Figure 5 Inhibition of microRNA (miR)-577 or reintroduction of brain-derived neurotropic factor (BDNF) reverses the inhibited malignant characteristics of long intergenic non-protein coding RNA 1094 (LINC01094)-deficient glioblastoma (GBM) cells. (A) U251 and T98 GBM cells transfected with small interfering RNA specific for LINC01094 (si-LINC01094) in the presence of miR-577 inhibitor or negative control (NC) inhibitor were subjected to Cell Counting Kit (CCK)-8 assay to evaluate cell proliferation. (B) Flow cytometry analysis was utilized to determine the apoptosis of U251 and T98 cells that were treated as above described. (C, D) Migration and invasion assays were carried out to assess the migratory (C) and invasive (D) capacities of aforementioned cells. (E) BDNF protein expression levels in U251 and T98 cells transfected with plasmid encoding BDNF (pcDNA3.1-BDNF) or empty vector (pcDNA3.1) were detected by Western blotting. (F) U251 and T98 cells were cotransfected with si-LINC01094 and pcDNA3.1-BDNF or pcDNA3.1. The proliferation of transfected cells was detected by CCK-8 assay. (G) Flow cytometry analysis was employed in determining the apoptosis of U251 and T98 cells that were cotransfected with si-LINC01094 and pcDNA3.1-BDNF or pcDNA3.1. (H, I) Migration and invasion assays were used to analyze the migration (H) and invasion (I) of U251 and T98 cells after cotransfection with si-LINC01094 and pcDNA3.1-BDNF or pcDNA3.1. *P < 0.05 and **P < 0.01.

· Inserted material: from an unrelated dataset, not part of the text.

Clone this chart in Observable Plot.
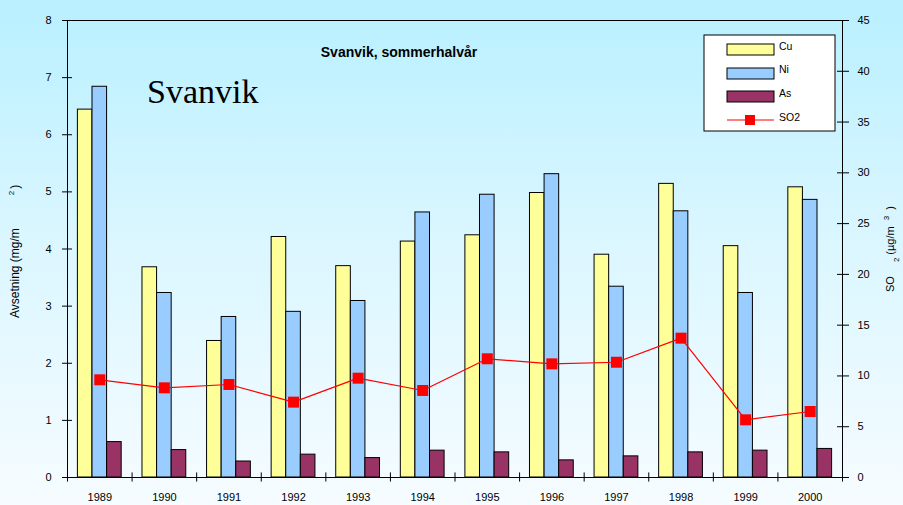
<!DOCTYPE html>
<html><head><meta charset="utf-8">
<script src="https://cdn.jsdelivr.net/npm/d3@7"></script>
<script src="https://cdn.jsdelivr.net/npm/@observablehq/plot@0.6"></script>
<style>
html,body{margin:0;padding:0;width:903px;height:505px;overflow:hidden;}
body{background:linear-gradient(to bottom,#b8f0ff 0%,#d9f6ff 45%,#f6fcff 100%);}
</style>
</head><body><div id="chart"></div>
<script>
const years = ["1989","1990","1991","1992","1993","1994","1995","1996","1997","1998","1999","2000"];
const cu  = [6.44, 3.68, 2.39, 4.21, 3.70, 4.13, 4.24, 4.98, 3.90, 5.14, 4.05, 5.08];
const ni  = [6.84, 3.23, 2.81, 2.90, 3.09, 4.64, 4.95, 5.31, 3.34, 4.66, 3.23, 4.86];
const as  = [0.62, 0.48, 0.28, 0.40, 0.34, 0.47, 0.44, 0.30, 0.37, 0.44, 0.47, 0.50];
const so2 = [9.62, 8.83, 9.16, 7.42, 9.78, 8.57, 11.69, 11.19, 11.35, 13.72, 5.68, 6.50];
const leftTicks  = [0,1,2,3,4,5,6,7,8];
const rightTicks = [0,5,10,15,20,25,30,35,40,45];
const seriesNames = ["Cu","Ni","As","SO2"];
const seriesColors = ["#ffff99","#99ccff","#993366","#ff0000"];

const W = 903, H = 505, mL = 67, mR = 61, mT = 20, mB = 28;
const step = (W - mL - mR) / years.length;
const pad = 0.774;
const bw = step * (1 - pad);
const k = 8 / 45; // SO2 -> left scale

const rows = vals => years.map((y, i) => ({year: y, value: vals[i]}));
const font = "'Liberation Sans', Arial, sans-serif";

const svg = Plot.plot({
  width: W, height: H,
  marginLeft: mL, marginRight: mR, marginTop: mT, marginBottom: mB,
  style: {background: "transparent", fontFamily: font, fontSize: "11px", color: "#000"},
  x: {type: "band", domain: years, paddingInner: pad, paddingOuter: pad / 2, round: false, label: null},
  y: {domain: [0, 8], label: null},
  marks: [
    Plot.barY(rows(cu), {x: "year", y: "value", fill: seriesColors[0], stroke: "#000", strokeWidth: 1, dx: -bw}),
    Plot.barY(rows(ni), {x: "year", y: "value", fill: seriesColors[1], stroke: "#000", strokeWidth: 1}),
    Plot.barY(rows(as), {x: "year", y: "value", fill: seriesColors[2], stroke: "#000", strokeWidth: 1, dx: bw}),
    Plot.frame({stroke: "#000", strokeWidth: 1}),
    Plot.line(rows(so2), {x: "year", y: d => d.value * k, stroke: seriesColors[3], strokeWidth: 1.2}),
    Plot.dot(rows(so2), {x: "year", y: d => d.value * k, symbol: "square", r: 6.2, fill: seriesColors[3], stroke: "none"}),
    Plot.axisX({tickSize: 0, tickPadding: 16, label: null, fontSize: 11}),
    Plot.ruleX(years, {x: d => d, y1: -0.08, y2: 0.08, dx: -step / 2, stroke: "#000", clip: false}),
    Plot.ruleX([years[years.length - 1]], {x: d => d, y1: -0.08, y2: 0.08, dx: step / 2, stroke: "#000", clip: false}),
    Plot.axisY({ticks: leftTicks, tickSize: 10, dx: 5, tickPadding: 11, label: null, fontSize: 11}),
    Plot.axisY({anchor: "right", ticks: rightTicks.map(v => v * k), tickFormat: d => Math.round(d / k),
                tickSize: 12, dx: -6, tickPadding: 9, label: null, fontSize: 11})
  ]
});

const s = d3.select(svg);

// Titles
s.append("text").attr("x", 399).attr("y", 57).attr("text-anchor", "middle")
  .attr("font-family", font).attr("font-weight", "bold").attr("font-size", 14).attr("fill", "#000")
  .text("Svanvik, sommerhalvår");
s.append("text").attr("x", 147).attr("y", 103).attr("text-anchor", "start")
  .attr("font-family", "'Liberation Serif', 'Times New Roman', serif").attr("font-size", 34).attr("fill", "#000")
  .text("Svanvik");

// Left axis title
const lt = s.append("text").attr("transform", "translate(19,318) rotate(-90)").attr("text-anchor", "start")
  .attr("font-family", font).attr("font-size", 12).attr("fill", "#000");
lt.append("tspan").text("Avsetning (mg/m");
lt.append("tspan").attr("dx", 33).attr("dy", -5).attr("font-size", 8).text("2");
lt.append("tspan").attr("dx", 2).attr("dy", 5).text(")");

// Right axis title
const rt = s.append("text").attr("transform", "translate(894,292) rotate(-90)").attr("text-anchor", "start")
  .attr("font-family", font).attr("font-size", 11).attr("fill", "#000");
rt.append("tspan").text("SO");
rt.append("tspan").attr("dx", 14).attr("dy", 5).attr("font-size", 8).text("2");
rt.append("tspan").attr("dx", 3).attr("dy", -5).text("(µg/m");
rt.append("tspan").attr("dx", 6).attr("dy", -5).attr("font-size", 8).text("3");
rt.append("tspan").attr("dx", 6).attr("dy", 5).text(")");

// Legend
const lg = s.append("g").attr("font-family", font).attr("font-size", 10.5).attr("text-anchor", "start");
lg.append("rect").attr("x", 704).attr("y", 35).attr("width", 131).attr("height", 96)
  .attr("fill", "#fff").attr("stroke", "#000");
const swY = [44, 68, 91];
const txY = [50, 73, 97, 120.5];
seriesNames.forEach((name, i) => {
  if (i < 3) {
    lg.append("rect").attr("x", 727).attr("y", swY[i]).attr("width", 47).attr("height", 11)
      .attr("fill", seriesColors[i]).attr("stroke", "#000");
  } else {
    lg.append("line").attr("x1", 727).attr("x2", 774).attr("y1", 120).attr("y2", 120)
      .attr("stroke", seriesColors[i]).attr("stroke-width", 1);
    lg.append("rect").attr("x", 745).attr("y", 115).attr("width", 10).attr("height", 10)
      .attr("fill", seriesColors[i]);
  }
  lg.append("text").attr("x", 779).attr("y", txY[i]).attr("fill", "#000").text(name);
});

document.getElementById("chart").appendChild(svg);
</script>
</body></html>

Figure 6 Depletion of long intergenic non-protein coding RNA 1094 (LINC01094) inhibits glioblastoma xenograft growth in vivo. (A) Tumor xenografts were excised on day 30 after cell injection and photographed. (B) Tumor volumes were monitored every 5 days after cell injection, as shown in the corresponding growth curves. (C) The weights of the xenograft tumors were measured 30 days after cell injection. (D–F) The expression levels of LINC01094, BDNF protein, and microRNA-577 in the xenograft tumors. **P < 0.01.